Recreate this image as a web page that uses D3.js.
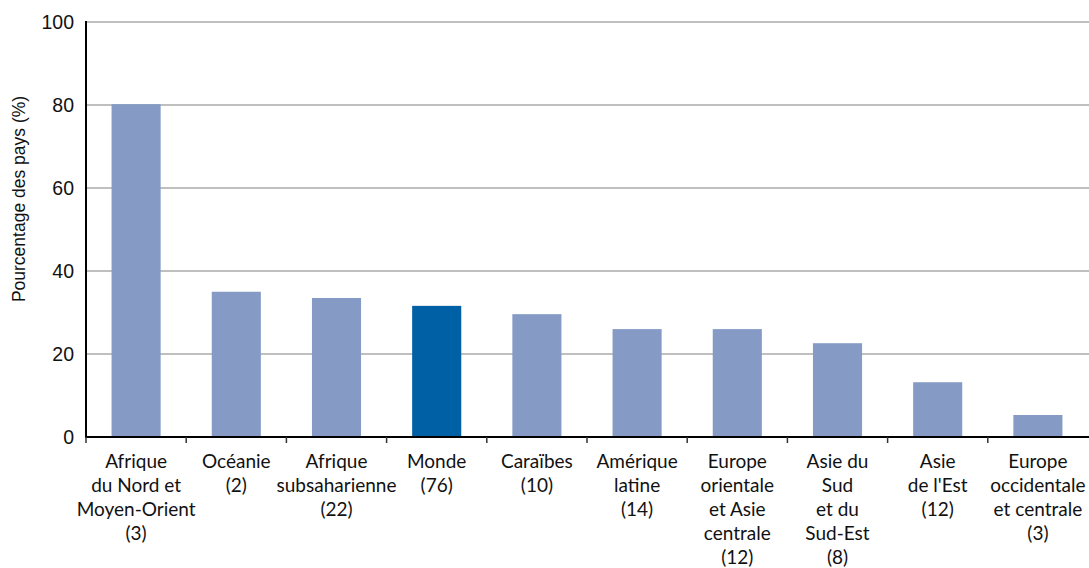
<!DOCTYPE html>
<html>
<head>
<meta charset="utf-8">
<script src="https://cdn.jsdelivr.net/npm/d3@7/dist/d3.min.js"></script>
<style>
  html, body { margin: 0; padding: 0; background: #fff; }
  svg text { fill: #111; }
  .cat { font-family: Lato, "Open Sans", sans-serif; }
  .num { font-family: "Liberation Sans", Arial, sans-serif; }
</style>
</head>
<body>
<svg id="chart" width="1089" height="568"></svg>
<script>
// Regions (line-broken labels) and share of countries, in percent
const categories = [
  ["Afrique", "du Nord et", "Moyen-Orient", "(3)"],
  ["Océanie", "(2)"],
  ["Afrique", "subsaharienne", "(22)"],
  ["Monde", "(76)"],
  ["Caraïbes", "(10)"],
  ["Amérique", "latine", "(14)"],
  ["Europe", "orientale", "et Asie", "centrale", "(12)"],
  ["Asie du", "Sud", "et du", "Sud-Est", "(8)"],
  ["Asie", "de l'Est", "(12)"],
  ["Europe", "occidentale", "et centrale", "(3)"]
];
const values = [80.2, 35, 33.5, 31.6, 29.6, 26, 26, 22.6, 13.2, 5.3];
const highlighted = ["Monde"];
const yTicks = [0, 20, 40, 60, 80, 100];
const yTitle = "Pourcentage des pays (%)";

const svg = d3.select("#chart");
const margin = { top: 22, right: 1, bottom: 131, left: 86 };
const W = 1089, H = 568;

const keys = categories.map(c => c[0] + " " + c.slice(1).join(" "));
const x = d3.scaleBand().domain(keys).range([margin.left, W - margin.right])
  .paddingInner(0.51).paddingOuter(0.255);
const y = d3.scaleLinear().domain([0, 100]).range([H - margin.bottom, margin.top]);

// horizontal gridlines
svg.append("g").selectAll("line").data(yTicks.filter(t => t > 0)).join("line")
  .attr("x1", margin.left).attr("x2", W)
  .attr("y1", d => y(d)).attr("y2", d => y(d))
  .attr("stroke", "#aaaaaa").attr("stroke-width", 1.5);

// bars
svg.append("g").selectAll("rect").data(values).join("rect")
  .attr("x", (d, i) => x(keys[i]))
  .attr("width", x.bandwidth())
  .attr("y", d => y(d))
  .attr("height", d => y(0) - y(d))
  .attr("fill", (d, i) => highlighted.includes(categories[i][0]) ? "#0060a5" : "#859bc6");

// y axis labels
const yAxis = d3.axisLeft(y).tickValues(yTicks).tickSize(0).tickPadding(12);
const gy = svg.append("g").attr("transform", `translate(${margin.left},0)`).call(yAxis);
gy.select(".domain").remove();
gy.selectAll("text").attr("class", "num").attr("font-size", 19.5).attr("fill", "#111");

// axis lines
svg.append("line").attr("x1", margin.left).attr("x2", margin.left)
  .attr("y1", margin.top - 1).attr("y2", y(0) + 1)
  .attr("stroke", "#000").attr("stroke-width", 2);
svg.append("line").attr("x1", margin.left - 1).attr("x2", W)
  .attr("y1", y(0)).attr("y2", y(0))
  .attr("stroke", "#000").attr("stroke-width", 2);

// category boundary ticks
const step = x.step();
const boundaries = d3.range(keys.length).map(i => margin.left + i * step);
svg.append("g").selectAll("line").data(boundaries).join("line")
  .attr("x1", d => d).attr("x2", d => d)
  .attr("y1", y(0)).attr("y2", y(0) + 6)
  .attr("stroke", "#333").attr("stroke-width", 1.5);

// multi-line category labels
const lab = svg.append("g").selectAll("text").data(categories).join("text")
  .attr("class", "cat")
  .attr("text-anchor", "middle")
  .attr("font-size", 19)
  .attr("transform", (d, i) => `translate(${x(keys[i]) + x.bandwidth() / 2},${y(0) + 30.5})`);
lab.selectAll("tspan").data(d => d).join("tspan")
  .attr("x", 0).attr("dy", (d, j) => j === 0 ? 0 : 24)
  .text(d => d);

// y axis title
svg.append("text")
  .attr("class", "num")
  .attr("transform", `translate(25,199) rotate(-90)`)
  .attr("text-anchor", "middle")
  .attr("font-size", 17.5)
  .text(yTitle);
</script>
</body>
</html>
* * *
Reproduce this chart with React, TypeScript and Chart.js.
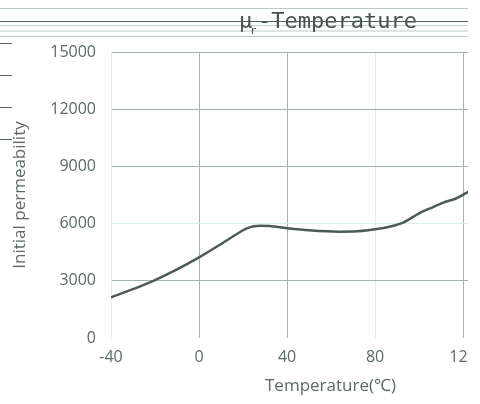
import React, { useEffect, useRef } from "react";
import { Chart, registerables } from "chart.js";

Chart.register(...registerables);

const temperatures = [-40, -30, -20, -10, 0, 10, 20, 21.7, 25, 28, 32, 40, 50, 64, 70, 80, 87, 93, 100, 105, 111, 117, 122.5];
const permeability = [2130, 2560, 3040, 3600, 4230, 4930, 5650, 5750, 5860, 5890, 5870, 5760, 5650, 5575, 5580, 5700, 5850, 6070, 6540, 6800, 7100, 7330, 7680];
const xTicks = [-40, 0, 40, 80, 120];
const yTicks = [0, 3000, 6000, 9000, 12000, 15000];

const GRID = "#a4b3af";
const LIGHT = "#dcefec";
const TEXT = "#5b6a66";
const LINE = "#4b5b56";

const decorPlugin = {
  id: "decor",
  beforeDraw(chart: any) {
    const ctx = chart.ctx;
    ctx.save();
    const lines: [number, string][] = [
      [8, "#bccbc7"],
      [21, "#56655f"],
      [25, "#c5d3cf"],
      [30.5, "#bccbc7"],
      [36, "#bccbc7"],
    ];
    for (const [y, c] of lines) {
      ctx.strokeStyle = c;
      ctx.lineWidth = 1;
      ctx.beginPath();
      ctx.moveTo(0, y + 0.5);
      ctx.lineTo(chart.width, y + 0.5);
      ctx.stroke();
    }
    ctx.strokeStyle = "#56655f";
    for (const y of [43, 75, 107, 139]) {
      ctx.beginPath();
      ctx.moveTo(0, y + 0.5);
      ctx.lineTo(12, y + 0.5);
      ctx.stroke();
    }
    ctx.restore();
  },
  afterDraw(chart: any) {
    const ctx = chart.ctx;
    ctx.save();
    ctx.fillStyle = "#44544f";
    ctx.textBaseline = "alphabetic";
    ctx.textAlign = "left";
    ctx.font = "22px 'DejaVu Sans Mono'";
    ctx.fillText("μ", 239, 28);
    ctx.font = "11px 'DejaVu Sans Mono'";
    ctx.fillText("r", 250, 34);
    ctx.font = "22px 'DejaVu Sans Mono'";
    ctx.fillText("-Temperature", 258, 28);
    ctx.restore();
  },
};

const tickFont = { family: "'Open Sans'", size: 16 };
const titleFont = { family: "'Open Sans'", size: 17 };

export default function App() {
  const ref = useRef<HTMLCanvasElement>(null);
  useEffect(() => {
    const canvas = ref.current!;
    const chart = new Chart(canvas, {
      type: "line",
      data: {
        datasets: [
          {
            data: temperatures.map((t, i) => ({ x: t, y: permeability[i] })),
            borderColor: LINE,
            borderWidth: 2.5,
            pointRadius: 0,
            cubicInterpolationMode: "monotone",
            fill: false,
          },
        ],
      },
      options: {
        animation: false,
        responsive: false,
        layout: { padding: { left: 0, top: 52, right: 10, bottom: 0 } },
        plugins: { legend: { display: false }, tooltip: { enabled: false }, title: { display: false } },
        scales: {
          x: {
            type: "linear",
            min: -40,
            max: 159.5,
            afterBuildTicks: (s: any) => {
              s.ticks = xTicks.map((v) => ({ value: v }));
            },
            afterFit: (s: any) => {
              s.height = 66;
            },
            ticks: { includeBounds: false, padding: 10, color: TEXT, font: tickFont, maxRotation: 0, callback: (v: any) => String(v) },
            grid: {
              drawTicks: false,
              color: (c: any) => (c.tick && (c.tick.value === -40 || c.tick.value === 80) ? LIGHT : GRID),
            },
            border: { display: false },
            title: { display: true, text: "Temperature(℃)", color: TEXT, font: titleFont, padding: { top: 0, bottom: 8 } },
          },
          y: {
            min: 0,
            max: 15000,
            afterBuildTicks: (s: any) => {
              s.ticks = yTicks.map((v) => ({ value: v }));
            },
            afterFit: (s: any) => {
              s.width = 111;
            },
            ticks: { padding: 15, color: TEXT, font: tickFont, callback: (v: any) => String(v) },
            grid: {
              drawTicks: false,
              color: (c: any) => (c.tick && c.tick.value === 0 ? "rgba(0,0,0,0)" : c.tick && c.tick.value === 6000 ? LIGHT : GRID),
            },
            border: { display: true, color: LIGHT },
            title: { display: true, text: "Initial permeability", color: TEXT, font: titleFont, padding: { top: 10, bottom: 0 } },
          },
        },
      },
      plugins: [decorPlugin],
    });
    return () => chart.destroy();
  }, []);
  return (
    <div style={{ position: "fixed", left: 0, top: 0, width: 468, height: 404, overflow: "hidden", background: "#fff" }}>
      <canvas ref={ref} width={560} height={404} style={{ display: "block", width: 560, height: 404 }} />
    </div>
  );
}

**WHAT TO DO:** In the listing above, find the line containing "Reproduce this chart" and the line containing "Chart.register(...registerables);". Reproduce those lines and all between them exactly, with no pictures and nothing more.

**ANSWER TO THE EXERCISE:**
Reproduce this chart with React, TypeScript and Chart.js.
import React, { useEffect, useRef } from "react";
import { Chart, registerables } from "chart.js";

Chart.register(...registerables);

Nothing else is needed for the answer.